A ideia de ponte como travessia, passagem, ligação e diálogo, acompanhou minha vida até aqui, e atravessou minha tese de doutorado de ponta a ponta. Na tese, tomei a ponte, na sua polissemia e ambivalência, como metáfora das inúmeras injunções. Explorei pelo menos quatro sentidos metafóricos: 1. ponte como passagem da barbárie à civilização, da selva à vida política (que presidem o ideal reducional); 2. ponte como fluxo semântico, que está presente na tradução cultural; 3. ponte como diálogo/passagem entre os tempos, que define minha ideia de História; 4. ponte como símbolo de fronteira e da situação fronteiriça da evangelização.

Se na minha vida a ponte, que separa e junta, era e é a passagem para o outro lado da cidade, do rio, na tese, a homenagem ao padre Roque é a minha ponte para o século XVII, uma forma de diálogo/passagem entre o presente e o passado. Como símbolo da associação, nas palavras de Simmel, a ponte traça um caminho entre dois lugares, entre duas culturas. Tomo esta ideia de empréstimo para lançar então uma ponte entre os tempos. Se a História é um diálogo dos sentidos do presente com os do passado, a metáfora da ponte pode orientar esse diálogo. Contudo, lanço uma ponte não para capturar o fluxo contínuo da história, mas para escavar o descontínuo, para ressaltar as diferenças, sublinhar a singularidade das experiências. Não vou ao passado para encontrar raízes, nem as causas do presente. Um retorno ao passado, pelo fio da memória escrita dos jesuítas, não é uma viagem nostálgica guiada pela “ideologia do retorno”. Remontar ao século XVII só tem sentido se encontramos lá modos de existência, ou outras racionalidades, que possam, nos termos de Foucault, confrontar as nossas e tornar “possível uma crítica do presente.” O passado pelo passado é uma obsessão de antiquário.
Afinal, nós não atravessamos pontes para encontrar o mesmo.
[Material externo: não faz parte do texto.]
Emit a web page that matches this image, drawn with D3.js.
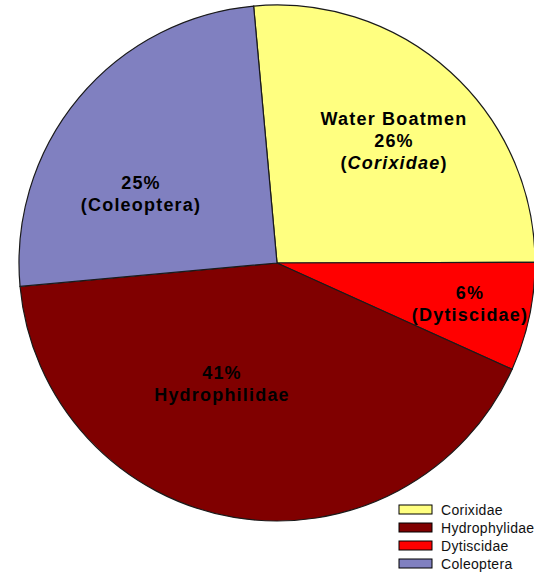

3.      Uma Ponte no fim de Tudo.

Fosse eu um homem de fé, religioso e espiritualizado, diria que a morte seria minha última ponte, a passagem para o “outro lado”. Cairia bem, encerraria o texto de maneira elevada, criando uma ponte com a eternidade. Mas não é o caso. Minhas pontes dizem respeito a este mundo e regem a dinâmica da minha vida mundana, mortal e completamente destituída de transcendência. A morte é a ponte para o fim. É a passagem da vida para o nada. É ponte de uma margem só. Não quero viver para sempre. Não desejo a eternidade. Quero a beleza trágica da travessia, este tempo suspenso, ponte entre o nascimento e a morte.